→ WHAT IS REQUIRED: Output every line exactly as written. Leave out pictures.
____ GIVEN INFORMATION
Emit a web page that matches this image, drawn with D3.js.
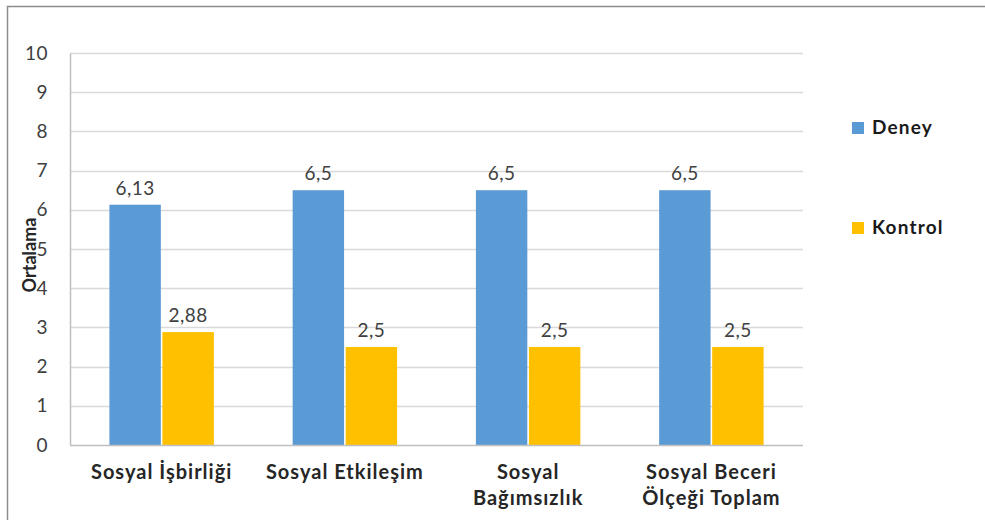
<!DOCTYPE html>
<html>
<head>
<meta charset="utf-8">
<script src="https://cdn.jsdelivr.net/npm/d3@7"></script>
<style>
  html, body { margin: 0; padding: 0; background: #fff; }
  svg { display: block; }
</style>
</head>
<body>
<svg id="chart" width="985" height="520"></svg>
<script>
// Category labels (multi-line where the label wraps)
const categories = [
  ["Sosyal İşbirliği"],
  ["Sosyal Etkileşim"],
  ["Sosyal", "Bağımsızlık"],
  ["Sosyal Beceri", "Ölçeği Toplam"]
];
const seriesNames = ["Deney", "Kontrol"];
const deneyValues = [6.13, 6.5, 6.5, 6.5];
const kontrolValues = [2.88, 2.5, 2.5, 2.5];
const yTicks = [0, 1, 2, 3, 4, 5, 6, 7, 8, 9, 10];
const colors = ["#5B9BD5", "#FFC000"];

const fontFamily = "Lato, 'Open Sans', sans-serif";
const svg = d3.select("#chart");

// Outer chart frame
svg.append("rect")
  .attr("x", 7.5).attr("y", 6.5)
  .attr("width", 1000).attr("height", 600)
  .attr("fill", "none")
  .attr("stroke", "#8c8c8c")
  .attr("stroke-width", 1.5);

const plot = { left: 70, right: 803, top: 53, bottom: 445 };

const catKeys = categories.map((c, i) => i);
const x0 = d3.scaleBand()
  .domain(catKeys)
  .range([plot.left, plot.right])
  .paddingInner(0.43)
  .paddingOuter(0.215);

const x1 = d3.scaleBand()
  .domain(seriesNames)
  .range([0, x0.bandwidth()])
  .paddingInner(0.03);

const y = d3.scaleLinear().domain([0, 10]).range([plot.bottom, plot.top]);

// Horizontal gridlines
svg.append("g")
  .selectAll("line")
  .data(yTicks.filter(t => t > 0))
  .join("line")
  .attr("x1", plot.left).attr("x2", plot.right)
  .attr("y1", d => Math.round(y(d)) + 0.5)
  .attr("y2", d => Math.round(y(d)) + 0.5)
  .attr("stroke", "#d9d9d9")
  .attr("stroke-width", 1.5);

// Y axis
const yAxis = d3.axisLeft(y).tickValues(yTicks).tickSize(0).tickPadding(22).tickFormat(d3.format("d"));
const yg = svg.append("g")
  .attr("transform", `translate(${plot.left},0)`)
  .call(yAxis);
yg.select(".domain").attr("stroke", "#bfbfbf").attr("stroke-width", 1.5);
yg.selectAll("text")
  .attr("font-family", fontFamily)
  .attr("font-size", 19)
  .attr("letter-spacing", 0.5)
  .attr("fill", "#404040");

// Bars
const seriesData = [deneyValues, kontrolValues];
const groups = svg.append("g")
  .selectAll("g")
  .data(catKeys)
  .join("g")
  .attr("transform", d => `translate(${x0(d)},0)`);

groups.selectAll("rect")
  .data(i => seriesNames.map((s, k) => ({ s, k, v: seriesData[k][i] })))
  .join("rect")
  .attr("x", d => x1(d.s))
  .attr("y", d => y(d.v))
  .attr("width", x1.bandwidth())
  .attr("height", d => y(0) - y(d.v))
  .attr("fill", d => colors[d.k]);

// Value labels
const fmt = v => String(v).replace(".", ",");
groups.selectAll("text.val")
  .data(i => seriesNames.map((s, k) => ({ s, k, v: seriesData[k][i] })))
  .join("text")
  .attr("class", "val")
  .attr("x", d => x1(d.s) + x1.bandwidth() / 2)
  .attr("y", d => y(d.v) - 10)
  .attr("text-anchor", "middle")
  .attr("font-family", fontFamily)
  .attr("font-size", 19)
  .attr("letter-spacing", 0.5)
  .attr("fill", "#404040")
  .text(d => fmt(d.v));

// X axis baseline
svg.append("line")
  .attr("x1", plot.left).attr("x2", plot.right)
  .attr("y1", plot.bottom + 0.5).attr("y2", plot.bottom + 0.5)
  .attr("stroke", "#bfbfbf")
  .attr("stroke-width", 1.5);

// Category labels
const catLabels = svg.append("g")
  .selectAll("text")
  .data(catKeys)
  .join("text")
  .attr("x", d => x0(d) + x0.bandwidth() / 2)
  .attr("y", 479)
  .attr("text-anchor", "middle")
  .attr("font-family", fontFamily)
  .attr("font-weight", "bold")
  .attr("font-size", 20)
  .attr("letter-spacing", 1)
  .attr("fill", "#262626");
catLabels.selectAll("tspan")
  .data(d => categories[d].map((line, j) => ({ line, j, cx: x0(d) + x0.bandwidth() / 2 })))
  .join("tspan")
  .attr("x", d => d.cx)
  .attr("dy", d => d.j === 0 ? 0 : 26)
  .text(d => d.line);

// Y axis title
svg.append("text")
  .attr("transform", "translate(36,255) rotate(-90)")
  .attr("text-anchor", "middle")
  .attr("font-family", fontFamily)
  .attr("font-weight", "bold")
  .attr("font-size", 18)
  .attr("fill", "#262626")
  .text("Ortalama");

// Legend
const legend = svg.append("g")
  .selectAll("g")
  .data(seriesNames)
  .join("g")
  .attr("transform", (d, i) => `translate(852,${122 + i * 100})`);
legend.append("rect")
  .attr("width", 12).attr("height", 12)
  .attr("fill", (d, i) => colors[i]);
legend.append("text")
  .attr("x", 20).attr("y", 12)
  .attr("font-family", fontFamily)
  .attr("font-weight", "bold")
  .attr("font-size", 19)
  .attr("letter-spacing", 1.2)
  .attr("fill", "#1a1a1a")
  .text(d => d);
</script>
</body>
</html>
________
→ IN RESPONSE:
Emit a web page that matches this image, drawn with D3.js.
<!DOCTYPE html>
<html>
<head>
<meta charset="utf-8">
<script src="https://cdn.jsdelivr.net/npm/d3@7"></script>
<style>
  html, body { margin: 0; padding: 0; background: #fff; }
  svg { display: block; }
</style>
</head>
<body>
<svg id="chart" width="985" height="520"></svg>
<script>
// Category labels (multi-line where the label wraps)
const categories = [
  ["Sosyal İşbirliği"],
  ["Sosyal Etkileşim"],
  ["Sosyal", "Bağımsızlık"],
  ["Sosyal Beceri", "Ölçeği Toplam"]
];
const seriesNames = ["Deney", "Kontrol"];
const deneyValues = [6.13, 6.5, 6.5, 6.5];
const kontrolValues = [2.88, 2.5, 2.5, 2.5];
const yTicks = [0, 1, 2, 3, 4, 5, 6, 7, 8, 9, 10];
const colors = ["#5B9BD5", "#FFC000"];

const fontFamily = "Lato, 'Open Sans', sans-serif";
const svg = d3.select("#chart");

// Outer chart frame
svg.append("rect")
  .attr("x", 7.5).attr("y", 6.5)
  .attr("width", 1000).attr("height", 600)
  .attr("fill", "none")
  .attr("stroke", "#8c8c8c")
  .attr("stroke-width", 1.5);

const plot = { left: 70, right: 803, top: 53, bottom: 445 };

const catKeys = categories.map((c, i) => i);
const x0 = d3.scaleBand()
  .domain(catKeys)
  .range([plot.left, plot.right])
  .paddingInner(0.43)
  .paddingOuter(0.215);

const x1 = d3.scaleBand()
  .domain(seriesNames)
  .range([0, x0.bandwidth()])
  .paddingInner(0.03);

const y = d3.scaleLinear().domain([0, 10]).range([plot.bottom, plot.top]);

// Horizontal gridlines
svg.append("g")
  .selectAll("line")
  .data(yTicks.filter(t => t > 0))
  .join("line")
  .attr("x1", plot.left).attr("x2", plot.right)
  .attr("y1", d => Math.round(y(d)) + 0.5)
  .attr("y2", d => Math.round(y(d)) + 0.5)
  .attr("stroke", "#d9d9d9")
  .attr("stroke-width", 1.5);

// Y axis
const yAxis = d3.axisLeft(y).tickValues(yTicks).tickSize(0).tickPadding(22).tickFormat(d3.format("d"));
const yg = svg.append("g")
  .attr("transform", `translate(${plot.left},0)`)
  .call(yAxis);
yg.select(".domain").attr("stroke", "#bfbfbf").attr("stroke-width", 1.5);
yg.selectAll("text")
  .attr("font-family", fontFamily)
  .attr("font-size", 19)
  .attr("letter-spacing", 0.5)
  .attr("fill", "#404040");

// Bars
const seriesData = [deneyValues, kontrolValues];
const groups = svg.append("g")
  .selectAll("g")
  .data(catKeys)
  .join("g")
  .attr("transform", d => `translate(${x0(d)},0)`);

groups.selectAll("rect")
  .data(i => seriesNames.map((s, k) => ({ s, k, v: seriesData[k][i] })))
  .join("rect")
  .attr("x", d => x1(d.s))
  .attr("y", d => y(d.v))
  .attr("width", x1.bandwidth())
  .attr("height", d => y(0) - y(d.v))
  .attr("fill", d => colors[d.k]);

// Value labels
const fmt = v => String(v).replace(".", ",");
groups.selectAll("text.val")
  .data(i => seriesNames.map((s, k) => ({ s, k, v: seriesData[k][i] })))
  .join("text")
  .attr("class", "val")
  .attr("x", d => x1(d.s) + x1.bandwidth() / 2)
  .attr("y", d => y(d.v) - 10)
  .attr("text-anchor", "middle")
  .attr("font-family", fontFamily)
  .attr("font-size", 19)
  .attr("letter-spacing", 0.5)
  .attr("fill", "#404040")
  .text(d => fmt(d.v));

// X axis baseline
svg.append("line")
  .attr("x1", plot.left).attr("x2", plot.right)
  .attr("y1", plot.bottom + 0.5).attr("y2", plot.bottom + 0.5)
  .attr("stroke", "#bfbfbf")
  .attr("stroke-width", 1.5);

// Category labels
const catLabels = svg.append("g")
  .selectAll("text")
  .data(catKeys)
  .join("text")
  .attr("x", d => x0(d) + x0.bandwidth() / 2)
  .attr("y", 479)
  .attr("text-anchor", "middle")
  .attr("font-family", fontFamily)
  .attr("font-weight", "bold")
  .attr("font-size", 20)
  .attr("letter-spacing", 1)
  .attr("fill", "#262626");
catLabels.selectAll("tspan")
  .data(d => categories[d].map((line, j) => ({ line, j, cx: x0(d) + x0.bandwidth() / 2 })))
  .join("tspan")
  .attr("x", d => d.cx)
  .attr("dy", d => d.j === 0 ? 0 : 26)
  .text(d => d.line);

// Y axis title
svg.append("text")
  .attr("transform", "translate(36,255) rotate(-90)")
  .attr("text-anchor", "middle")
  .attr("font-family", fontFamily)
  .attr("font-weight", "bold")
  .attr("font-size", 18)
  .attr("fill", "#262626")
  .text("Ortalama");

// Legend
const legend = svg.append("g")
  .selectAll("g")
  .data(seriesNames)
  .join("g")
  .attr("transform", (d, i) => `translate(852,${122 + i * 100})`);
legend.append("rect")
  .attr("width", 12).attr("height", 12)
  .attr("fill", (d, i) => colors[i]);
legend.append("text")
  .attr("x", 20).attr("y", 12)
  .attr("font-family", fontFamily)
  .attr("font-weight", "bold")
  .attr("font-size", 19)
  .attr("letter-spacing", 1.2)
  .attr("fill", "#1a1a1a")
  .text(d => d);
</script>
</body>
</html>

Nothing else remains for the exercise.